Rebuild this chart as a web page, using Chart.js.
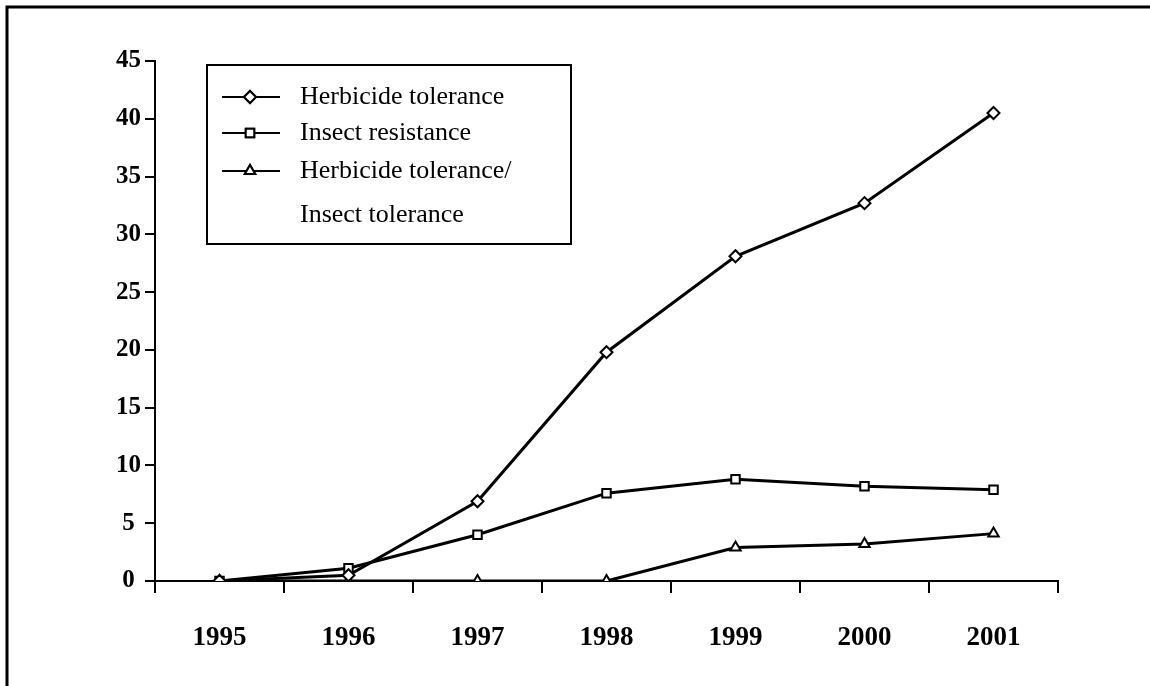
<!DOCTYPE html>
<html>
<head>
<meta charset="utf-8">
<script src="https://cdn.jsdelivr.net/npm/chart.js@4.4.0/dist/chart.umd.min.js"></script>
<style>
  html, body { margin: 0; padding: 0; background: #fff; }
  #wrap { width: 1150px; height: 686px; position: relative; }
</style>
</head>
<body>
<div id="wrap"><canvas id="chart" width="1150" height="686"></canvas></div>
<script>
const years = ['1995', '1996', '1997', '1998', '1999', '2000', '2001'];
const herbicide = [0, 0.5, 6.9, 19.8, 28.1, 32.7, 40.5];
const insect = [0, 1.1, 4.0, 7.6, 8.8, 8.2, 7.9];
const stacked = [0, 0, 0, 0, 2.9, 3.2, 4.1];
const seriesNames = ['Herbicide tolerance', 'Insect resistance', 'Herbicide tolerance/\nInsect tolerance'];
const markers = ['rectRot', 'rect', 'triangle'];

const serif = "'Liberation Serif', 'Times New Roman', serif";

// frame + legend box, drawn by hand because of the two-line label
const legendBox = {
    id: 'legendBox',
    afterDraw(chart) {
        const ctx = chart.ctx;
        ctx.save();
        // outer frame (left and top only, picture is cropped)
        ctx.strokeStyle = '#000';
        ctx.lineWidth = 3;
        ctx.beginPath();
        ctx.moveTo(7, 686);
        ctx.lineTo(7, 7);
        ctx.lineTo(1150, 7);
        ctx.stroke();

        // legend
        ctx.lineWidth = 2;
        ctx.strokeRect(207, 65, 364, 179);
        ctx.font = '26px ' + serif;
        ctx.fillStyle = '#000';
        ctx.textBaseline = 'middle';
        const rows = [97, 133, 171];
        seriesNames.forEach((name, i) => {
            const y = rows[i];
            ctx.lineWidth = 2;
            ctx.beginPath();
            ctx.moveTo(222, y);
            ctx.lineTo(280, y);
            ctx.stroke();
            Chart.helpers.drawPoint(ctx, {
                pointStyle: markers[i], radius: 6, borderWidth: 1.5
            }, 250, y);
            ctx.fillStyle = '#fff';
            ctx.fill();
            ctx.stroke();
            ctx.fillStyle = '#000';
            name.split('\n').forEach((line, j) => {
                ctx.fillText(line, 300, y + j * 44);
            });
        });
        ctx.restore();
    }
};

const makeSet = (label, data, style) => ({
    label: label,
    data: data,
    borderColor: '#000',
    borderWidth: 3,
    backgroundColor: '#fff',
    pointStyle: style,
    pointRadius: 6,
    pointBorderWidth: 2,
    pointBackgroundColor: '#fff',
    pointBorderColor: '#000',
    tension: 0
});

new Chart(document.getElementById('chart'), {
    type: 'line',
    data: {
        labels: years,
        datasets: [
            makeSet(seriesNames[0], herbicide, markers[0]),
            makeSet(seriesNames[1], insect, markers[1]),
            makeSet(seriesNames[2], stacked, markers[2])
        ]
    },
    options: {
        responsive: false,
        animation: false,
        layout: {
            padding: { top: 61, right: 92, left: 0, bottom: 0 }
        },
        plugins: {
            legend: { display: false },
            tooltip: { enabled: false }
        },
        scales: {
            x: {
                offset: true,
                border: { color: '#000', width: 2 },
                grid: {
                    offset: true,
                    drawOnChartArea: false,
                    color: '#000',
                    lineWidth: 2,
                    tickLength: 12
                },
                ticks: {
                    color: '#000',
                    padding: 29,
                    font: { family: serif, size: 27, weight: 'bold' }
                },
                afterFit(scale) { scale.height = 105; }
            },
            y: {
                min: 0,
                max: 45,
                border: { color: '#000', width: 2 },
                grid: {
                    drawOnChartArea: false,
                    color: '#000',
                    lineWidth: 2,
                    tickLength: 10
                },
                ticks: {
                    stepSize: 5,
                    color: '#000',
                    padding: 4,
                    crossAlign: 'center',
                    font: { family: serif, size: 25, weight: 'bold' }
                },
                afterFit(scale) { scale.width = 155; }
            }
        }
    },
    plugins: [legendBox]
});
</script>
</body>
</html>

* **STATED GOAL**
Write out exactly the lines between the start of the data and the line with "Serif', 'Times New", including both, but none of the pictures.

* **THE SOLUTION**
Rebuild this chart as a web page, using Chart.js.
<!DOCTYPE html>
<html>
<head>
<meta charset="utf-8">
<script src="https://cdn.jsdelivr.net/npm/chart.js@4.4.0/dist/chart.umd.min.js"></script>
<style>
  html, body { margin: 0; padding: 0; background: #fff; }
  #wrap { width: 1150px; height: 686px; position: relative; }
</style>
</head>
<body>
<div id="wrap"><canvas id="chart" width="1150" height="686"></canvas></div>
<script>
const years = ['1995', '1996', '1997', '1998', '1999', '2000', '2001'];
const herbicide = [0, 0.5, 6.9, 19.8, 28.1, 32.7, 40.5];
const insect = [0, 1.1, 4.0, 7.6, 8.8, 8.2, 7.9];
const stacked = [0, 0, 0, 0, 2.9, 3.2, 4.1];
const seriesNames = ['Herbicide tolerance', 'Insect resistance', 'Herbicide tolerance/\nInsect tolerance'];
const markers = ['rectRot', 'rect', 'triangle'];

const serif = "'Liberation Serif', 'Times New Roman', serif";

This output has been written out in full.